SUPPLIED RECORDS |

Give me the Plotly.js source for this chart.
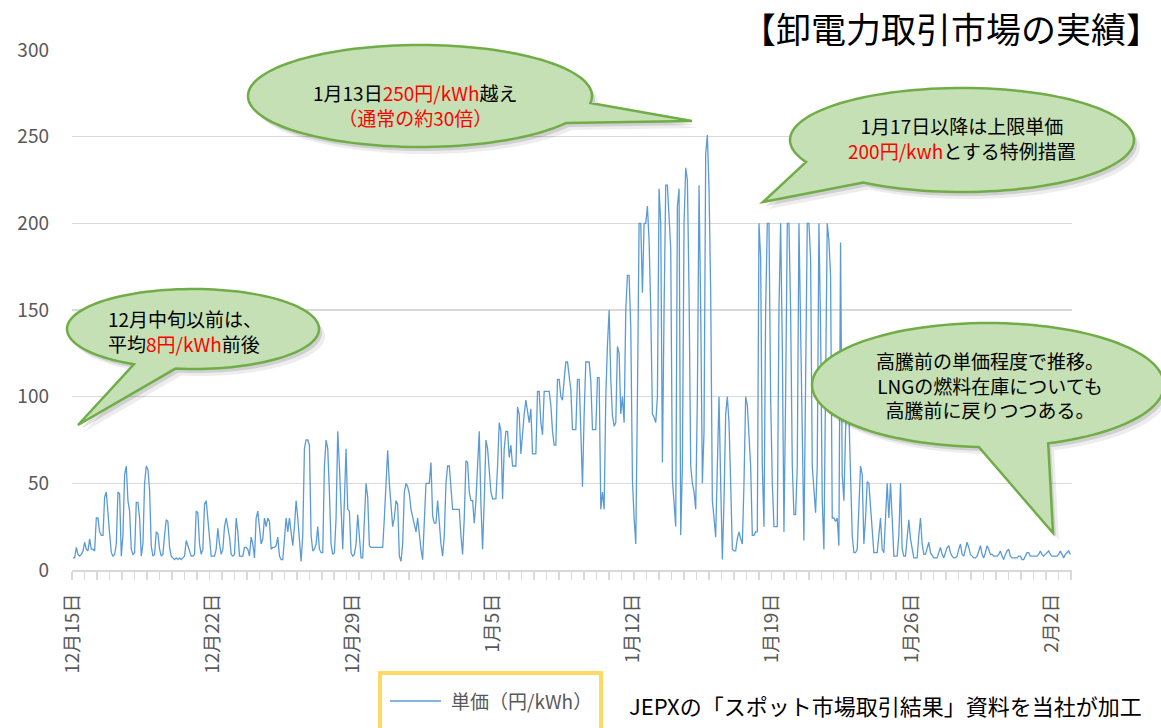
<!DOCTYPE html>
<html><head><meta charset="utf-8">
<script src="https://cdn.plot.ly/plotly-3.0.1.min.js"></script>
<style>html,body{margin:0;padding:0;background:#fff;}#chart{width:1161px;height:728px;}</style>
</head><body><div id="chart"></div>
<script>
// ---- data (2-hour slots, 12 per day, starting 12月15日 0:00) ----
const seriesName = '単価（円/kWh）';
const slotsPerDay = 12;
const tickLabels = ['12月15日','12月22日','12月29日','1月5日','1月12日','1月19日','1月26日','2月2日'];

const weekDec15 = [
  7, 7, 13, 9, 8, 9, 11, 16, 12, 11, 18, 12,
  12, 11, 30, 30, 22, 20, 20, 42, 45, 30, 21, 10,
  8, 9, 15, 45, 44, 8, 20, 55, 60, 40, 34, 12,
  9, 10, 39, 39, 30, 8, 15, 50, 60, 58, 46, 14,
  8, 9, 22, 21, 12, 8, 9, 20, 29, 28, 13, 8,
  7, 6, 7, 6, 7, 6, 7, 8, 17, 14, 11, 8,
  8, 9, 34, 33, 15, 9, 12, 38, 40, 30, 16, 8
];
const weekDec22 = [
  8, 8, 12, 24, 15, 9, 12, 25, 30, 24, 19, 9,
  8, 9, 30, 22, 8, 8, 8, 13, 13, 12, 8, 19,
  15, 7, 30, 34, 22, 15, 18, 30, 25, 30, 28, 12,
  13, 13, 14, 19, 8, 6, 6, 20, 30, 22, 30, 22,
  14, 25, 40, 30, 14, 5, 20, 70, 75, 75, 72, 20,
  11, 12, 15, 25, 12, 10, 10, 60, 75, 70, 45, 15,
  9, 10, 30, 80, 60, 30, 12, 40, 70, 35, 34, 10
];
const weekDec29 = [
  8, 9, 15, 32, 20, 7, 7, 25, 50, 42, 14, 13,
  13, 13, 13, 13, 13, 13, 13, 30, 55, 69, 50, 35,
  25, 30, 40, 38, 8, 5, 15, 45, 50, 48, 44, 35,
  30, 25, 22, 30, 20, 12, 6, 30, 50, 50, 50, 62,
  31, 27, 27, 40, 25, 15, 8, 20, 50, 60, 60, 45,
  35, 35, 35, 35, 35, 20, 9, 30, 63, 62, 45, 40,
  40, 27, 40, 60, 80, 38, 12, 40, 75, 70, 55, 45
];
const weekJan5 = [
  41, 41, 41, 60, 85, 80, 41, 70, 80, 80, 65, 72,
  60, 60, 60, 94, 90, 67, 80, 90, 98, 90, 85, 93,
  67, 67, 67, 103, 103, 85, 78, 103, 103, 103, 103, 95,
  80, 72, 72, 110, 110, 100, 98, 110, 120, 120, 110, 104,
  81, 81, 81, 110, 110, 80, 48, 90, 120, 120, 120, 109,
  81, 81, 81, 111, 111, 35, 45, 35, 100, 130, 150, 110,
  89, 83, 85, 129, 125, 90, 100, 85, 150, 170, 170, 140
];
const weekJan12 = [
  52, 30, 15, 100, 200, 200, 160, 200, 200, 210, 190, 150,
  90, 88, 85, 100, 220, 200, 62, 150, 222, 222, 200, 185,
  52, 40, 25, 210, 220, 20, 60, 200, 232, 225, 160, 60,
  50, 45, 35, 100, 222, 150, 50, 80, 240, 251, 220, 160,
  40, 30, 19, 60, 100, 50, 6, 40, 90, 100, 85, 50,
  12, 11, 11, 18, 22, 18, 15, 50, 100, 95, 80, 60,
  20, 20, 22, 22, 200, 180, 60, 25, 150, 200, 200, 100
];
const weekJan19 = [
  50, 25, 25, 25, 150, 200, 130, 22, 100, 200, 200, 150,
  60, 32, 32, 60, 200, 150, 80, 17, 100, 200, 200, 180,
  60, 45, 33, 60, 200, 140, 40, 12, 100, 200, 190, 170,
  30, 30, 28, 30, 14, 189, 55, 40, 80, 100, 90, 45,
  20, 10, 10, 12, 40, 60, 55, 15, 30, 51, 50, 35,
  25, 10, 10, 10, 20, 30, 12, 10, 30, 50, 30, 50,
  30, 8, 8, 8, 20, 50, 12, 8, 8, 20, 29, 18
];
const weekJan26 = [
  12, 7, 7, 7, 20, 30, 15, 9, 9, 12, 16, 10,
  8, 7, 7, 7, 10, 13, 9, 7, 10, 13, 14, 10,
  8, 7, 7, 8, 12, 15, 9, 8, 12, 16, 13, 9,
  8, 7, 7, 8, 11, 14, 9, 7, 10, 14, 12, 9,
  9, 8, 8, 8, 9, 11, 8, 6, 9, 11, 12, 8,
  7, 7, 7, 7, 8, 8, 6, 6, 8, 10, 10, 8,
  8, 8, 8, 8, 9, 11, 9, 8, 9, 10, 11, 9
];
const weekFeb2 = [
  8, 8, 8, 8, 9, 11, 9, 7, 9, 10, 11, 9
];

const prices = [].concat(weekDec15, weekDec22, weekDec29, weekJan5, weekJan12, weekJan19, weekJan26, weekFeb2);
const xs = prices.map((_, i) => i / slotsPerDay);
const tickDays = tickLabels.map((_, i) => i * 7);

// ---- layout helpers (pixel -> paper) ----
const W = 1161, H = 728, L = 72, R = 89, T = 50, B = 158;
const PW = W - L - R, PH = H - T - B;
const px = x => (x - L) / PW;
const py = y => (H - B - y) / PH;
const FONT = "'Noto Sans CJK JP', 'Noto Sans', sans-serif";
const LINE_COLOR = '#5B9BD5';

function calloutPath(cx, cy, rx, ry, a1, a2, tx, ty, dx, dy) {
  const pts = [];
  const n = 120;
  for (let k = 0; k <= n; k++) {
    const a = (a2 + (a1 + 360 - a2) * k / n) * Math.PI / 180;
    pts.push([cx + rx * Math.cos(a) + dx, cy + ry * Math.sin(a) + dy]);
  }
  pts.push([tx + dx, ty + dy]);
  return 'M' + pts.map(p => px(p[0]).toFixed(5) + ',' + py(p[1]).toFixed(5)).join(' L') + ' Z';
}

const bubbles = [
  {cx: 420, cy: 96, rx: 172, ry: 51, a1: 8, a2: 32, tx: 692, ty: 121},
  {cx: 962, cy: 140, rx: 172, ry: 52, a1: 125, a2: 155, tx: 763, ty: 202},
  {cx: 193, cy: 329, rx: 126, ry: 40, a1: 98, a2: 118, tx: 78, ty: 425},
  {cx: 988, cy: 385, rx: 176, ry: 62, a1: 70, a2: 93, tx: 1053, ty: 533}
];

const shapes = [];
bubbles.forEach(b => {
  shapes.push({type: 'path', xref: 'paper', yref: 'paper', layer: 'above',
    path: calloutPath(b.cx, b.cy, b.rx, b.ry, b.a1, b.a2, b.tx, b.ty, 6, 7),
    fillcolor: 'rgba(0,0,0,0.07)', line: {width: 0}});
  shapes.push({type: 'path', xref: 'paper', yref: 'paper', layer: 'above',
    path: calloutPath(b.cx, b.cy, b.rx, b.ry, b.a1, b.a2, b.tx, b.ty, 3, 4),
    fillcolor: 'rgba(0,0,0,0.12)', line: {width: 0}});
});
bubbles.forEach(b => {
  shapes.push({type: 'path', xref: 'paper', yref: 'paper', layer: 'above',
    path: calloutPath(b.cx, b.cy, b.rx, b.ry, b.a1, b.a2, b.tx, b.ty, 0, 0),
    fillcolor: '#C5E0B4', line: {color: '#70AD47', width: 2.5}});
});
// legend frame and sample line
shapes.push({type: 'rect', xref: 'paper', yref: 'paper', layer: 'above',
  x0: px(380), x1: px(601), y0: py(673), y1: py(745),
  line: {color: '#FFD966', width: 4}, fillcolor: 'rgba(0,0,0,0)'});
shapes.push({type: 'line', xref: 'paper', yref: 'paper', layer: 'above',
  x0: px(390), x1: px(441), y0: py(701), y1: py(701),
  line: {color: LINE_COLOR, width: 1.5}});

const red = t => '<span style="color:#FF0000">' + t + '</span>';
const bubbleFont = {family: FONT, size: 19, color: '#000000'};
const annotations = [
  {x: px(951), y: py(28), xref: 'paper', yref: 'paper', xanchor: 'center', yanchor: 'middle',
   text: '【卸電力取引市場の実績】', showarrow: false, font: {family: FONT, size: 35, color: '#000000'}},
  {x: px(627), y: py(705), xref: 'paper', yref: 'paper', xanchor: 'left', yanchor: 'middle',
   text: 'JEPXの「スポット市場取引結果」資料を当社が加工', showarrow: false, font: {family: FONT, size: 22, color: '#000000'}},
  {x: px(449), y: py(700), xref: 'paper', yref: 'paper', xanchor: 'left', yanchor: 'middle',
   text: seriesName, showarrow: false, font: {family: FONT, size: 19, color: '#595959'}},
  {x: px(415), y: py(105), xref: 'paper', yref: 'paper', xanchor: 'center', yanchor: 'middle', align: 'center',
   text: '1月13日' + red('250円/kWh') + '越え<br>' + red('（通常の約30倍）'), showarrow: false, font: bubbleFont},
  {x: px(962), y: py(138), xref: 'paper', yref: 'paper', xanchor: 'center', yanchor: 'middle', align: 'center',
   text: '1月17日以降は上限単価<br>' + red('200円/kwh') + 'とする特例措置', showarrow: false, font: bubbleFont},
  {x: px(106), y: py(331), xref: 'paper', yref: 'paper', xanchor: 'left', yanchor: 'middle', align: 'left',
   text: '12月中旬以前は、<br>平均' + red('8円/kWh') + '前後', showarrow: false, font: bubbleFont},
  {x: px(990), y: py(385), xref: 'paper', yref: 'paper', xanchor: 'center', yanchor: 'middle', align: 'center',
   text: '高騰前の単価程度で推移。<br>LNGの燃料在庫についても<br>高騰前に戻りつつある。', showarrow: false, font: bubbleFont}
];

const trace = {
  x: xs, y: prices, type: 'scatter', mode: 'lines', name: seriesName,
  line: {color: LINE_COLOR, width: 1.3}, hoverinfo: 'skip'
};

const layout = {
  width: W, height: H,
  margin: {l: L, r: R, t: T, b: B, pad: 0, autoexpand: false},
  paper_bgcolor: '#ffffff', plot_bgcolor: '#ffffff',
  font: {family: FONT, color: '#595959'},
  showlegend: false,
  xaxis: {
    type: 'linear', range: [-0.05, 50.0], automargin: false,
    tickmode: 'array', tickvals: tickDays, ticktext: tickLabels,
    tickangle: -90, tickfont: {family: FONT, size: 19, color: '#595959'},
    ticks: '', ticklabelstandoff: 14,
    showline: true, linecolor: '#d9d9d9', linewidth: 2,
    showgrid: false, zeroline: false,
    minor: {ticks: 'outside', ticklen: 8, tickwidth: 1.5, tickcolor: '#d9d9d9', dtick: 0.625, tick0: -0.05, showgrid: false}
  },
  yaxis: {
    range: [0, 300], dtick: 50, tick0: 0, automargin: false,
    showgrid: true, gridcolor: '#d9d9d9', gridwidth: 1.3,
    zeroline: false, showline: false, ticks: '',
    tickfont: {family: FONT, size: 19, color: '#595959'}, ticklabelstandoff: 22
  },
  shapes: shapes,
  annotations: annotations,
  hovermode: false
};

Plotly.newPlot('chart', [trace], layout, {displayModeBar: false, staticPlot: true});
</script></body></html>
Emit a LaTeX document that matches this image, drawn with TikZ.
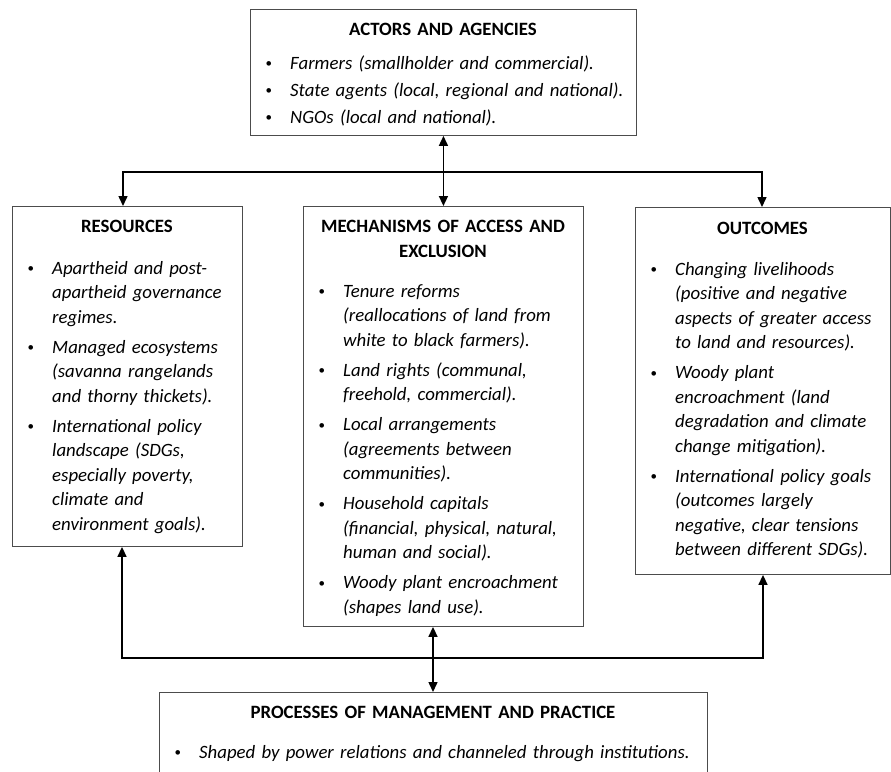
\documentclass[tikz,border=0pt]{standalone}
\usepackage{fontspec}
\setmainfont{Carlito}
\usetikzlibrary{arrows.meta,calc}

\newcommand{\smallbul}{{\fontsize{13pt}{13pt}\selectfont\raisebox{1.2pt}{\textbullet}}}
\newcommand{\bitem}[1]{\hangindent=25pt\hangafter=1\noindent\makebox[25pt][l]{\hspace{0.5pt}\smallbul}\textit{#1}\par}

\tikzset{
  box/.style={draw=black!70, line width=0.9pt, inner sep=0pt, anchor=north west},
  ttl/.style={anchor=base, font=\fontsize{18.8pt}{25pt}\selectfont\bfseries, align=center, inner sep=0pt},
  blist/.style={anchor=base west, font=\fontsize{18.8pt}{24.5pt}\selectfont, inner sep=0pt, align=left},
  conn/.style={line width=1.5pt, black, {Triangle[width=9pt,length=10pt]}-{Triangle[width=9pt,length=10pt]}},
}

\begin{document}
\begin{tikzpicture}
\useasboundingbox (0,0) rectangle (891pt,-771pt);
\fill[white] (0,0) rectangle (891pt,-771pt);
\clip (0,0) rectangle (891pt,-771pt);

% boxes
\node[box, minimum width=386pt, minimum height=126pt] (top) at (250pt,-9pt) {};
\node[box, minimum width=230pt, minimum height=340pt] (res) at (12pt,-206pt) {};
\node[box, minimum width=280pt, minimum height=420pt] (mech) at (303pt,-206pt) {};
\node[box, minimum width=255pt, minimum height=367pt] (out) at (635pt,-207pt) {};
\node[box, minimum width=548pt, minimum height=110pt] (proc) at (159pt,-692pt) {};

% titles
\node[ttl, text width=386pt] (toptitle) at (443pt,-35pt) {ACTORS AND AGENCIES};
\node[ttl, text width=230pt] (restitle) at (127pt,-232pt) {RESOURCES};
\node[ttl, text width=280pt] (mechtitle) at (443pt,-232pt) {MECHANISMS OF ACCESS AND\\EXCLUSION};
\node[ttl, text width=255pt] (outtitle) at (762.5pt,-234pt) {OUTCOMES};
\node[ttl, text width=548pt] (proctitle) at (433pt,-718pt) {PROCESSES OF MANAGEMENT AND PRACTICE};

% bullet lists
\node[blist, text width=365pt] (toplist) at (265pt,-69pt) {\setlength{\parskip}{2.5pt}%
\bitem{Farmers (smallholder and commercial).}
\bitem{State agents (local, regional and national).}
\bitem{NGOs (local and national).}};

\node[blist, text width=225pt] (reslist) at (27pt,-274pt) {\setlength{\parskip}{5.5pt}%
\bitem{Apartheid and post-\newline apartheid governance\newline regimes.}
\bitem{Managed ecosystems\newline (savanna rangelands\newline and thorny thickets).}
\bitem{International policy\newline landscape (SDGs,\newline especially poverty,\newline climate and\newline environment goals).}};

\node[blist, text width=262pt] (mechlist) at (318pt,-297pt) {\setlength{\parskip}{5.5pt}%
\bitem{Tenure reforms\newline (reallocations of land from\newline white to black farmers).}
\bitem{Land rights (communal,\newline freehold, commercial).}
\bitem{Local arrangements\newline (agreements between\newline communities).}
\bitem{Household capitals\newline (financial, physical, natural,\newline human and social).}
\bitem{Woody plant encroachment\newline (shapes land use).}};

\node[blist, text width=238pt] (outlist) at (650pt,-275pt) {\setlength{\parskip}{5.5pt}%
\bitem{Changing livelihoods\newline (positive and negative\newline aspects of greater access\newline to land and resources).}
\bitem{Woody plant\newline encroachment (land\newline degradation and climate\newline change mitigation).}
\bitem{International policy goals\newline (outcomes largely\newline negative, clear tensions\newline between different SDGs).}};

\node[blist, text width=530pt] (proclist) at (174pt,-758pt) {%
\bitem{Shaped by power relations and channeled through institutions.}};

% connectors
\coordinate (tl) at (123pt,-172pt);
\coordinate (tr) at (762pt,-172pt);
\draw[conn] (tl |- res.north) -- (tl) -- (tr) -- (tr |- out.north);
\draw[conn] (top.south) -- (mech.north);

\coordinate (bl) at (122pt,-658pt);
\coordinate (br) at (763pt,-658pt);
\draw[conn] (bl |- res.south) -- (bl) -- (br) -- (br |- out.south);
\coordinate (bm) at (433pt,-640pt);
\draw[conn] (bm |- mech.south) -- (bm |- proc.north);
\end{tikzpicture}
\end{document}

WHAT IS ASKED |
Each line that holds the word "this" should be extracted from the records.

CORRECT RESULT |
Give me the Plotly.js source for this chart.
Emit a LaTeX document that matches this image, drawn with TikZ.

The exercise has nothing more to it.